Advertising Data as a Surveillance Tool
Customs and Border Protection purchased data from the online advertising ecosystem to track people's precise movements over time, according to an internal Department of Homeland Security document obtained by 404 Media. The revelation exposes how the vast infrastructure built to serve targeted advertisements has become a powerful surveillance tool for federal agencies — often without warrants or meaningful judicial oversight.
The process works through a mechanism most smartphone users never think about. When people use ordinary apps — fitness trackers, dating services, weather apps, mobile games — those apps frequently share the device's GPS coordinates with advertising networks. This location data, paired with unique device identifiers, creates detailed movement profiles that advertising companies collect and sell to data brokers.
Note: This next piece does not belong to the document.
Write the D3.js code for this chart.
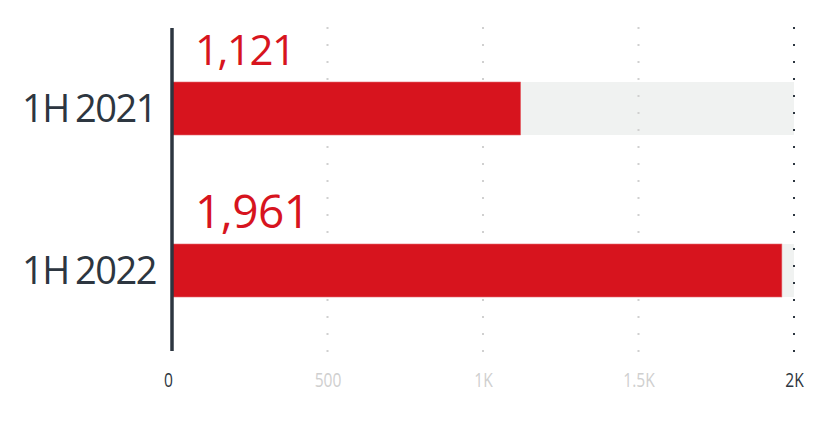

Federal agencies including CBP have discovered they can simply purchase this data on the open market, bypassing the Fourth Amendment warrant requirements that would normally apply to location surveillance. Because the data is technically "voluntarily shared" by users through app permissions, agencies have argued it falls outside constitutional protections against unreasonable search and seizure.
Scale of the Surveillance
The internal DHS document shows that CBP used the purchased advertising data to track phone locations across geographic areas and time periods relevant to its immigration enforcement operations. While the specific scope of CBP's data purchases remains partially redacted, the capabilities of commercial location data are well-documented by privacy researchers.
A single data broker can hold billions of location pings covering hundreds of millions of devices. With sufficient data, analysts can reconstruct an individual's daily routine — where they sleep, where they work, which doctor they visit, what religious institution they attend, and who they meet with — all from advertising data that was originally collected to determine whether someone might be interested in buying running shoes.
This CBP revelation follows previous reporting that Immigration and Customs Enforcement purchased similar tools capable of monitoring phone movements across entire neighborhoods. ICE recently indicated in public procurement documents that it was interested in sourcing additional "Ad Tech" data for its investigations, suggesting the practice is expanding rather than contracting within DHS.